Awal pekan ini rapat Panitia Angket DPR membacakan surat penolakan KPK untuk menghadirkan Miryam S Haryani, tersangka sumpah palsu di persidangan kasus dugaan mega korupsi pengadaan KTP elektronik. KPK menilai permintaan DPR itu sebagai tindakan merintangi dan menghalangi proses hukum. Lembaga itu menggunakan dasar UU KPK yang menyatakan sebagai lembaga bersifat independen dari pengaruh kekuasaan mana pun. UU itu dengan jelas memberi kekuatan untuk bebas dari kekuasaan eksekutif, legislatif, yudikatif, atau pihak lain. Bebas dalam situasi dan alasan apapun dalam memproses kasus hukum, begitu undang-undang menegaskan.
Menghadapi penolakan itu, DPR mengancam melakukan proses hukum. Alasannya KPK menghina parlemen. Sembari itu bersikeras mengirim surat kedua untuk menghadirkan Miryam. Bila hingga surat ketiga KPK tak sudi menghadirkan, DPR akan meminta polisi memanggil paksa.
Belum juga permintaan pemanggilan paksa dilakukan, Kapolri Tito Karnavian menyatakan penolakan. Tito beralasan hukum acara KUHAP tak mengatur soal itu. Dia melihat ada kerancuan hukum bila melaksanakan ancaman para wakil rakyat itu.

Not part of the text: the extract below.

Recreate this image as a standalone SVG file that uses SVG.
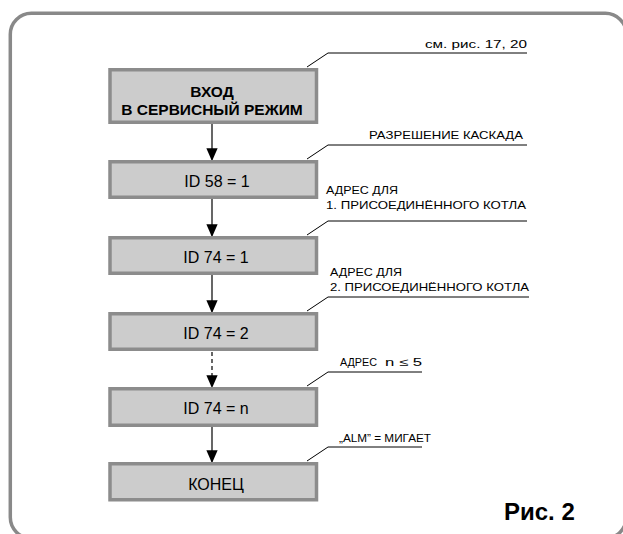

Penolakan KPK juga Kapolri patut diapresiasi. Tak sepatutnya parlemen mengintervensi proses hukum yang tengah dilakukan. Meminjam kata Presiden Jokowi pekan lalu, negeri ini perlu KPK yang kuat, KPK yang independen. Setidaknya untuk saat ini, hanya dengan itu perang melawan kejahatan luar biasa semacam korupsi bisa dimenangkan. Mereka yang ingin KPK lemah, patut diduga satu barisan dengan para garong uang negara.